**Stored rows**
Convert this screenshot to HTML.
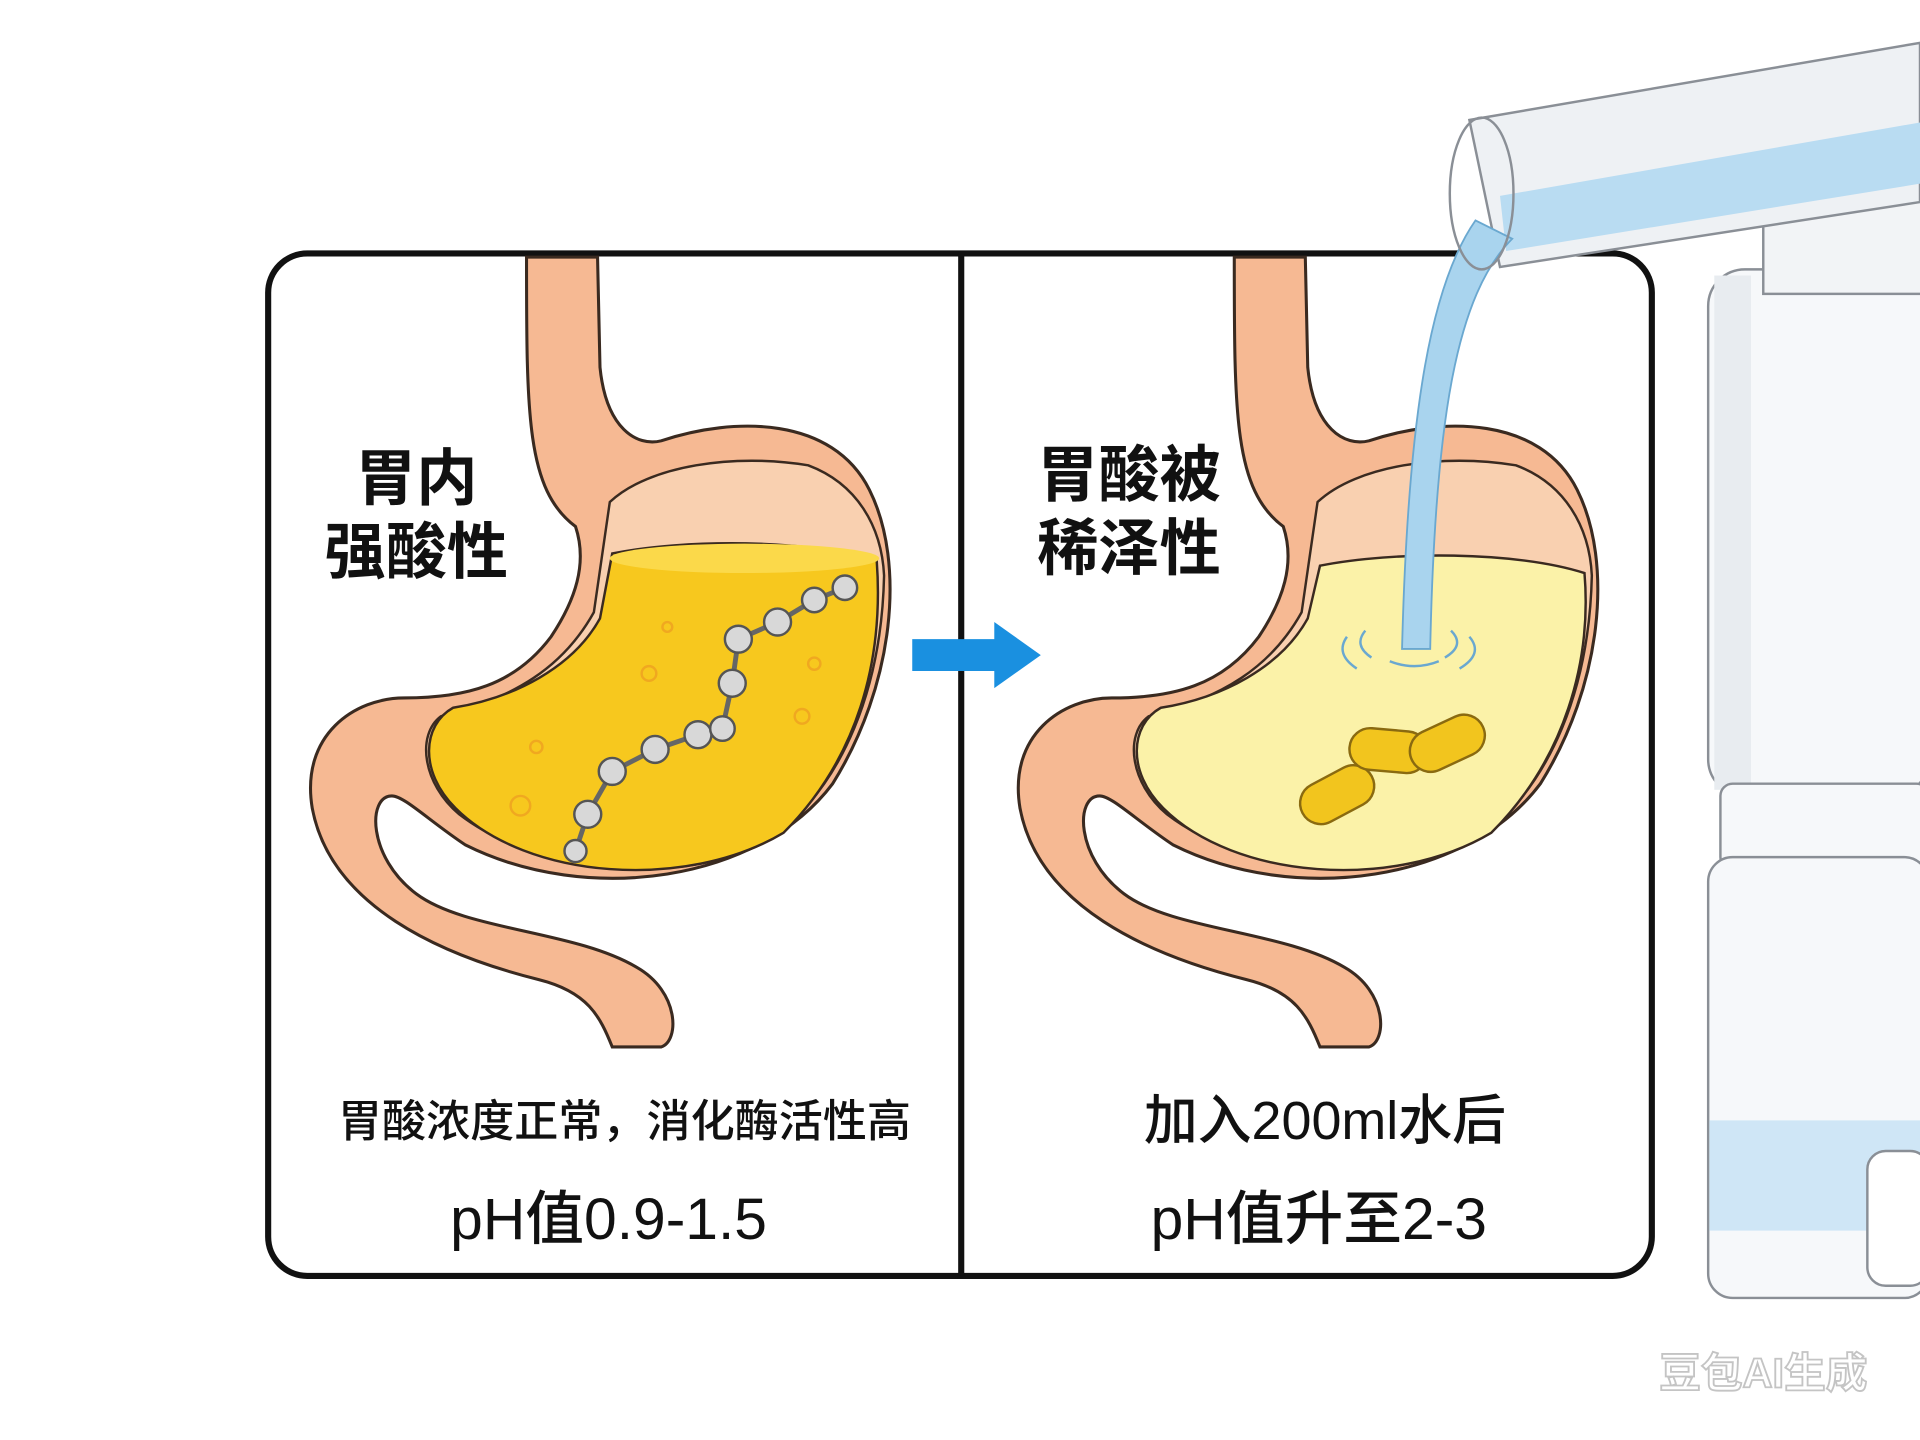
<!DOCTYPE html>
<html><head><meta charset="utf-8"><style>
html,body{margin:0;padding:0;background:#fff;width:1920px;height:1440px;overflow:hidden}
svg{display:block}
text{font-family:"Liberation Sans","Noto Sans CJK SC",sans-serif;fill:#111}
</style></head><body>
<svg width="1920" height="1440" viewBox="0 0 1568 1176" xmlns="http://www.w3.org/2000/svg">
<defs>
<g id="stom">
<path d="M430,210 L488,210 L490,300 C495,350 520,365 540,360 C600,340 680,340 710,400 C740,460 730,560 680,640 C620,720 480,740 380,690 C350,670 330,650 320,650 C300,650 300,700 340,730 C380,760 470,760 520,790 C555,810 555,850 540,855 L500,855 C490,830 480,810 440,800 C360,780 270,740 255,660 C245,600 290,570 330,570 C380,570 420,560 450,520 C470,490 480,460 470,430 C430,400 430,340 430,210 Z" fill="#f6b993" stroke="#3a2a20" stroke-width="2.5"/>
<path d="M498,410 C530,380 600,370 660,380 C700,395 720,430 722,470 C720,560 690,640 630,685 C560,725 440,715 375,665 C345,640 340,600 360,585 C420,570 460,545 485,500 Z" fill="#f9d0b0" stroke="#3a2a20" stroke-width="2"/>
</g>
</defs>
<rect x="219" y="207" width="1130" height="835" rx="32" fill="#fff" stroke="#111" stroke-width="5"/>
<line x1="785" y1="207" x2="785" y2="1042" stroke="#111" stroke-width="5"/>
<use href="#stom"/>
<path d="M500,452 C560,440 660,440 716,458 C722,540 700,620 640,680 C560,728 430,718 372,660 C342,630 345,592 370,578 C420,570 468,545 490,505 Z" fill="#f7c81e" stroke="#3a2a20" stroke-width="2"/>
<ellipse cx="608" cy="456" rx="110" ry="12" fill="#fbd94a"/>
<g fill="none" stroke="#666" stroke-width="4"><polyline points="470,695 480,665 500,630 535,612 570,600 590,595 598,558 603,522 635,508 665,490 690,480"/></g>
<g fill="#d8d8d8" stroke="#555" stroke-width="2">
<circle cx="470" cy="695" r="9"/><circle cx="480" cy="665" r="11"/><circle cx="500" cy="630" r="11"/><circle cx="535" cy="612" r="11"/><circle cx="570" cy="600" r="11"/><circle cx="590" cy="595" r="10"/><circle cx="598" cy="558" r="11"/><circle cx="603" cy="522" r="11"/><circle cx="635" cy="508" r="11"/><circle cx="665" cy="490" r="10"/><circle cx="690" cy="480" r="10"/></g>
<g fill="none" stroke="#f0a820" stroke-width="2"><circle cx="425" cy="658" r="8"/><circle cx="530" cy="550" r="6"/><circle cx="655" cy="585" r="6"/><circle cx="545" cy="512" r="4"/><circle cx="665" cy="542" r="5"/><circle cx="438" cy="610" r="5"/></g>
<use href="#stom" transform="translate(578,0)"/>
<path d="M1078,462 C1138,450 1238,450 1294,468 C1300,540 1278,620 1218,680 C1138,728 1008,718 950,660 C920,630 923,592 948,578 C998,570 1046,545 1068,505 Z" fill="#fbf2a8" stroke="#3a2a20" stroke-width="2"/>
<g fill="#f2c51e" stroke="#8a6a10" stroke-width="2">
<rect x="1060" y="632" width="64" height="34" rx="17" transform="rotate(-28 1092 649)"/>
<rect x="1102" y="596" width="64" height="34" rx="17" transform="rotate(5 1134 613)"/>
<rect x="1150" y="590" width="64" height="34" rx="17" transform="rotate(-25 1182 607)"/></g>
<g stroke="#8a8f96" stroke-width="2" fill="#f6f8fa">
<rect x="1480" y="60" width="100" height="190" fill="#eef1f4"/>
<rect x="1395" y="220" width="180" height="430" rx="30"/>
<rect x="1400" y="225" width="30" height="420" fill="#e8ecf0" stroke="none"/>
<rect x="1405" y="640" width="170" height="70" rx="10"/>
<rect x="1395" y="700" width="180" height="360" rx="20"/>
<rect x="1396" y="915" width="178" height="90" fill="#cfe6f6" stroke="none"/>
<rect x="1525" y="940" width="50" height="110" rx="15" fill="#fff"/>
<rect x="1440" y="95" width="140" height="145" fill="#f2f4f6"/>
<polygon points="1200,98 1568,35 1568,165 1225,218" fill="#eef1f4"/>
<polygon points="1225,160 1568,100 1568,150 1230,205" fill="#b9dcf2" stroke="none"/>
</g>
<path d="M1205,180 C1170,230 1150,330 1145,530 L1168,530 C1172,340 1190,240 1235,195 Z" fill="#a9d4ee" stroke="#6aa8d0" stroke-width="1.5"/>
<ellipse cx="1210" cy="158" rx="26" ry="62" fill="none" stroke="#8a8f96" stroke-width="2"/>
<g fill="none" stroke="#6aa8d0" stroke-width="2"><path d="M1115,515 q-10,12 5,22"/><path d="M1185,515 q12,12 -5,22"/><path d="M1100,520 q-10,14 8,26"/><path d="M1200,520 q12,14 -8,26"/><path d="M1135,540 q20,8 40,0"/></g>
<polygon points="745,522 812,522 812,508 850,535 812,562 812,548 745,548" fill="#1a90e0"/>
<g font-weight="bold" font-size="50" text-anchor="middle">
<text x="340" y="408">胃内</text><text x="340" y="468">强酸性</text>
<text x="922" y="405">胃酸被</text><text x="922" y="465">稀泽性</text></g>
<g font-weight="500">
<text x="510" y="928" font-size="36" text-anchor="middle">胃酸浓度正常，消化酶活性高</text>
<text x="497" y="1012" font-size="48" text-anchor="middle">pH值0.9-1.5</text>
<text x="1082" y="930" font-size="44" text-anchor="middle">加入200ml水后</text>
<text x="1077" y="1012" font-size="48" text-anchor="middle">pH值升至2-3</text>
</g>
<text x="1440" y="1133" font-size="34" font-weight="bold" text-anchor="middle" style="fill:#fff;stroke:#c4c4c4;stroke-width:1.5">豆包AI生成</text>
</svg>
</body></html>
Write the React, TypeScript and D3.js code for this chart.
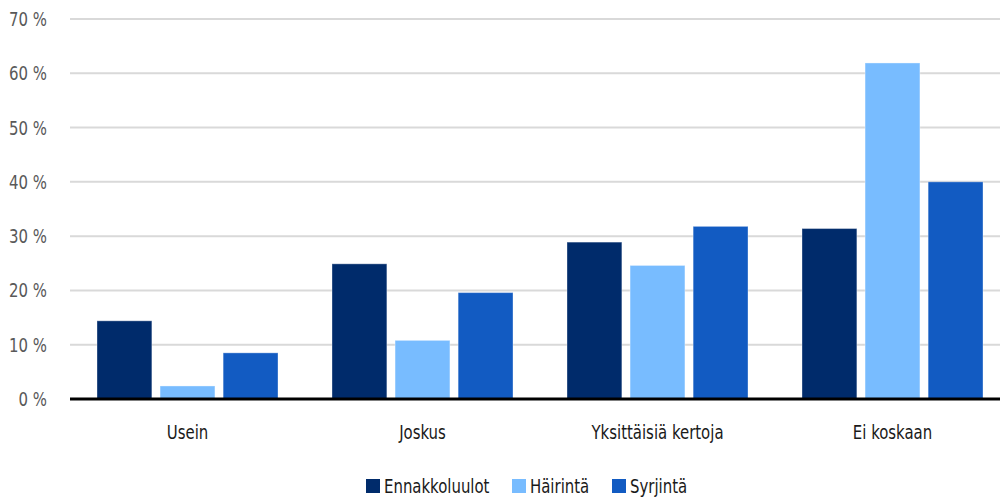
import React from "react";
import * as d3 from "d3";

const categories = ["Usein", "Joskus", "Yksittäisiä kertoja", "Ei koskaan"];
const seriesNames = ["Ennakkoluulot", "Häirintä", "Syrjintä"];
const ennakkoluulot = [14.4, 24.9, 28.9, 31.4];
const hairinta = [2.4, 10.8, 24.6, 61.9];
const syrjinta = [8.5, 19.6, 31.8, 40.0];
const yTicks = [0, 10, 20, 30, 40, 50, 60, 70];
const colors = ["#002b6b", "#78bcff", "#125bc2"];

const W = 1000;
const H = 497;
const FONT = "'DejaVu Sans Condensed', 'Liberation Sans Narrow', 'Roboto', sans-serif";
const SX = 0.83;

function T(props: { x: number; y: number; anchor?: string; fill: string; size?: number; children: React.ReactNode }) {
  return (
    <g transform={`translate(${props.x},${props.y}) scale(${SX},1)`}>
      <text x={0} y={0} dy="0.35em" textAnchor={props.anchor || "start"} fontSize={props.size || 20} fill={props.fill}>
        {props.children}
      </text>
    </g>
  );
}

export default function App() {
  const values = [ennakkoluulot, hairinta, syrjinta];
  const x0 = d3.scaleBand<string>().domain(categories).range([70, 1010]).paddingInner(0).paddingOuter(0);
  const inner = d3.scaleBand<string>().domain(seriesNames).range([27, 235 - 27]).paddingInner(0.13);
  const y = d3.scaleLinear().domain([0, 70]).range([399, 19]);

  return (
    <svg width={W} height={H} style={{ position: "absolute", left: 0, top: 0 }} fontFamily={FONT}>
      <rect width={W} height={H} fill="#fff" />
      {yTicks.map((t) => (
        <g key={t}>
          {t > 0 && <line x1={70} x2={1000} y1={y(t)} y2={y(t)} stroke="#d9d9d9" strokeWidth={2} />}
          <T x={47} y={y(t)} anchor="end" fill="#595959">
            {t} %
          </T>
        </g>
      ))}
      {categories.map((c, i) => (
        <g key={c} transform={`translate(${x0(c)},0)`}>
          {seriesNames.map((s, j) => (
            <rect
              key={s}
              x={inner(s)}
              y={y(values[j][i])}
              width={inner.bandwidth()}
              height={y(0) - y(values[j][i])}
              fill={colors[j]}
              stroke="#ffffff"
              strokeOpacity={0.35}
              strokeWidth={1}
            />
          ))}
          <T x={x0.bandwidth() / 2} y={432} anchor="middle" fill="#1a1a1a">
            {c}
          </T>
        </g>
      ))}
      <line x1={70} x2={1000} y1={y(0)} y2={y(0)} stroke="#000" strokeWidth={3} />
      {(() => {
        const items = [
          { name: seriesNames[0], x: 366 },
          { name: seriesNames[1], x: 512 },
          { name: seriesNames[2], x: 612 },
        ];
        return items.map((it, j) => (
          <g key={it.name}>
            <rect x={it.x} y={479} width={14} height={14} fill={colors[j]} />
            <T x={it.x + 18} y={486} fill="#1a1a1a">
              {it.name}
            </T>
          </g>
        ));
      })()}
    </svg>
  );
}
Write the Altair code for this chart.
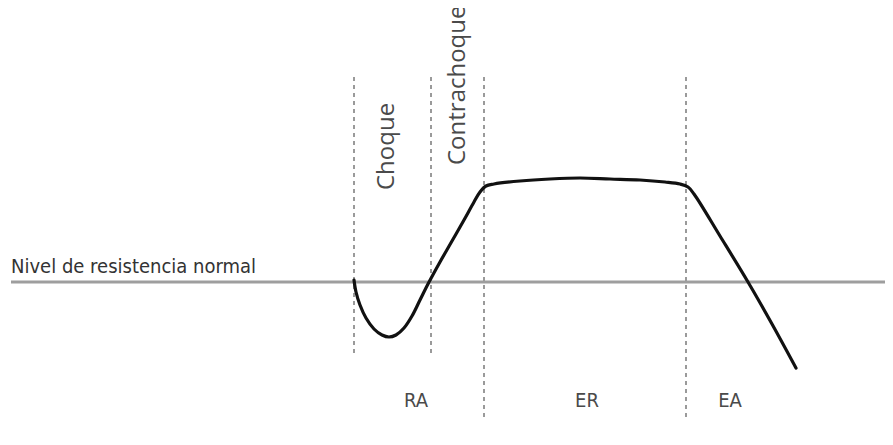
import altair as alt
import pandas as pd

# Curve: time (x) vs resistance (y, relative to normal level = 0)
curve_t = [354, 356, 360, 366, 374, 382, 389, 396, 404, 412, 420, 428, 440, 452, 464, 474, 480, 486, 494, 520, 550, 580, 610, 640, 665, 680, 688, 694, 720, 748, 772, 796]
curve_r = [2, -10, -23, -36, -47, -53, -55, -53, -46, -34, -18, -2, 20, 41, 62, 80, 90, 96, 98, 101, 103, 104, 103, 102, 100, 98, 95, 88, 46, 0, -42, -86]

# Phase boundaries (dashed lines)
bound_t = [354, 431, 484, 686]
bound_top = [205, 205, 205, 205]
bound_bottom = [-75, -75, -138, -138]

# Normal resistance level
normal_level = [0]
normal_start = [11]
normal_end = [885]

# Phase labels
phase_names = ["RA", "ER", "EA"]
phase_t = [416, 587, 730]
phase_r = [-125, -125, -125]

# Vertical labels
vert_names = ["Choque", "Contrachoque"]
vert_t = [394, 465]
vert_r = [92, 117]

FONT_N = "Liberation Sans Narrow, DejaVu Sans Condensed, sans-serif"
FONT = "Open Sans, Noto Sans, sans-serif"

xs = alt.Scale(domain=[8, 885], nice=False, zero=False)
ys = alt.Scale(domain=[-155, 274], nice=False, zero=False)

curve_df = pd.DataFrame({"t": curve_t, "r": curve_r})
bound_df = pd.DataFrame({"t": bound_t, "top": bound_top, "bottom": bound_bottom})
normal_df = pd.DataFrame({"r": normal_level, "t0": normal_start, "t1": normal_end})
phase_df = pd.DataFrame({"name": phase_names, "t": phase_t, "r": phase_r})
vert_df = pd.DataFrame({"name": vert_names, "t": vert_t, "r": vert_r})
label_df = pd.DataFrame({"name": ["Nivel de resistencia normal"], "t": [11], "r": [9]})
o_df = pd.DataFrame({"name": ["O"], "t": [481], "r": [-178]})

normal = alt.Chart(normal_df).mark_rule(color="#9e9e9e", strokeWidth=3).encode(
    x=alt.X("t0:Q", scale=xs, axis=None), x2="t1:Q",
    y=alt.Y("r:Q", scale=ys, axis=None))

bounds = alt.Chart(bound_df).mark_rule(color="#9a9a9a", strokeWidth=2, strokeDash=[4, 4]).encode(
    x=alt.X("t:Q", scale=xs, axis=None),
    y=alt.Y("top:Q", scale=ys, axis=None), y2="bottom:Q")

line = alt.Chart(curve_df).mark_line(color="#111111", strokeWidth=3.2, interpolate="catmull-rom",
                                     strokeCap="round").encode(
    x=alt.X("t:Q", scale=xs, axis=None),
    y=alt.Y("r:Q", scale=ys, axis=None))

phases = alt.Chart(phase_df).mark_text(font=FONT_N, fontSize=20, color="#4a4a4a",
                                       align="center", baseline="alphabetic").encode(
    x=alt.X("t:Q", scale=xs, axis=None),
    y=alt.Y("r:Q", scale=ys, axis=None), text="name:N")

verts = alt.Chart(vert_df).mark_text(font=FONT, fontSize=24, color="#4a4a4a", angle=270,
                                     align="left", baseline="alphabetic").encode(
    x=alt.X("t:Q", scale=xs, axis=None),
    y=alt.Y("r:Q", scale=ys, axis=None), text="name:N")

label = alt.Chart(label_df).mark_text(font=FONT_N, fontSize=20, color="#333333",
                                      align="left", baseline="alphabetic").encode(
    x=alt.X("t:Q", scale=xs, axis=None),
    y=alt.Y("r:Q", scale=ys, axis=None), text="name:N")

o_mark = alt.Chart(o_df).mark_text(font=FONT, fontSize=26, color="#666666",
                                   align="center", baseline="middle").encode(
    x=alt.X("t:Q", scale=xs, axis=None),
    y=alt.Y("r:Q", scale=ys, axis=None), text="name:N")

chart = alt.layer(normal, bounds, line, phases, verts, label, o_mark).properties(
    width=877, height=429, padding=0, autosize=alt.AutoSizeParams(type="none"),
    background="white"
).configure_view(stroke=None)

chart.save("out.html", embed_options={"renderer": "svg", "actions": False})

**Required task**
Without the pictures, write out exactly the lines from the one that has "Write the React, TypeScript" down to the one that has "const SX = 0.83;", both included.

**Solution to this problem**
Write the React, TypeScript and D3.js code for this chart.
import React from "react";
import * as d3 from "d3";

const categories = ["Usein", "Joskus", "Yksittäisiä kertoja", "Ei koskaan"];
const seriesNames = ["Ennakkoluulot", "Häirintä", "Syrjintä"];
const ennakkoluulot = [14.4, 24.9, 28.9, 31.4];
const hairinta = [2.4, 10.8, 24.6, 61.9];
const syrjinta = [8.5, 19.6, 31.8, 40.0];
const yTicks = [0, 10, 20, 30, 40, 50, 60, 70];
const colors = ["#002b6b", "#78bcff", "#125bc2"];

const W = 1000;
const H = 497;
const FONT = "'DejaVu Sans Condensed', 'Liberation Sans Narrow', 'Roboto', sans-serif";
const SX = 0.83;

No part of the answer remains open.